— STATED TASK —
Make an exact copy of all the material below, apart from the pictures.

— PROVIDED MATERIAL —
================================

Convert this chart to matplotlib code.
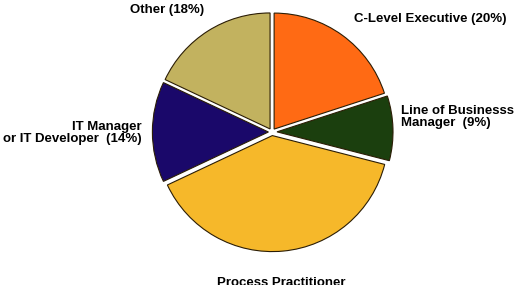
import matplotlib.pyplot as plt
from matplotlib import rc

rc('font', **{'family': 'sans-serif', 'sans-serif': ['Liberation Sans'], 'weight': 'bold'})

# data
labels = ['C-Level Executive (20%)', 'Line of Businesss\nManager  (9%)',
          'Process Practitioner\n(39%)', 'IT Manager\nor IT Developer  (14%)',
          'Other (18%)']
shares = [20, 9, 39, 14, 18]
colors = ['#FF6A14', '#1B3F0E', '#F6B82A', '#1A086A', '#C2B25F']

W, H = 516, 285
fig = plt.figure(figsize=(W/100., H/100.), dpi=100)
ax = fig.add_axes([0, 0, 1, 1])

cx, cy, r = 272, 153, 116
# explode is in data units here (axes are in pixels)
wedges, _ = ax.pie(shares, colors=colors, startangle=90, counterclock=False,
                   center=(cx, cy), radius=r, explode=[3.6, 5.0, 3.6, 3.6, 3.6],
                   wedgeprops=dict(edgecolor='#2b1d05', linewidth=0.8))
ax.set_xlim(0, W)
ax.set_ylim(0, H)
ax.set_aspect('equal')
ax.axis('off')

# label placement (pixel coords, y measured from bottom)
kw = dict(fontsize=9.5, fontweight='bold', color='black', linespacing=1.1)
ax.text(354, H-19, labels[0], ha='left', va='center', **kw)
ax.text(401, H-117, labels[1], ha='left', va='center', **kw)
ax.text(281, H-277, labels[2], ha='center', va='top', **kw)
ax.text(142, H-133, labels[3], ha='right', va='center', **kw)
ax.text(167, H-10, labels[4], ha='center', va='center', **kw)

fig.savefig('out.png', dpi=100)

================================

— FULL SOLUTION —
Convert this chart to matplotlib code.
import matplotlib.pyplot as plt
from matplotlib import rc

rc('font', **{'family': 'sans-serif', 'sans-serif': ['Liberation Sans'], 'weight': 'bold'})

# data
labels = ['C-Level Executive (20%)', 'Line of Businesss\nManager  (9%)',
          'Process Practitioner\n(39%)', 'IT Manager\nor IT Developer  (14%)',
          'Other (18%)']
shares = [20, 9, 39, 14, 18]
colors = ['#FF6A14', '#1B3F0E', '#F6B82A', '#1A086A', '#C2B25F']

W, H = 516, 285
fig = plt.figure(figsize=(W/100., H/100.), dpi=100)
ax = fig.add_axes([0, 0, 1, 1])

cx, cy, r = 272, 153, 116
# explode is in data units here (axes are in pixels)
wedges, _ = ax.pie(shares, colors=colors, startangle=90, counterclock=False,
                   center=(cx, cy), radius=r, explode=[3.6, 5.0, 3.6, 3.6, 3.6],
                   wedgeprops=dict(edgecolor='#2b1d05', linewidth=0.8))
ax.set_xlim(0, W)
ax.set_ylim(0, H)
ax.set_aspect('equal')
ax.axis('off')

# label placement (pixel coords, y measured from bottom)
kw = dict(fontsize=9.5, fontweight='bold', color='black', linespacing=1.1)
ax.text(354, H-19, labels[0], ha='left', va='center', **kw)
ax.text(401, H-117, labels[1], ha='left', va='center', **kw)
ax.text(281, H-277, labels[2], ha='center', va='top', **kw)
ax.text(142, H-133, labels[3], ha='right', va='center', **kw)
ax.text(167, H-10, labels[4], ha='center', va='center', **kw)

fig.savefig('out.png', dpi=100)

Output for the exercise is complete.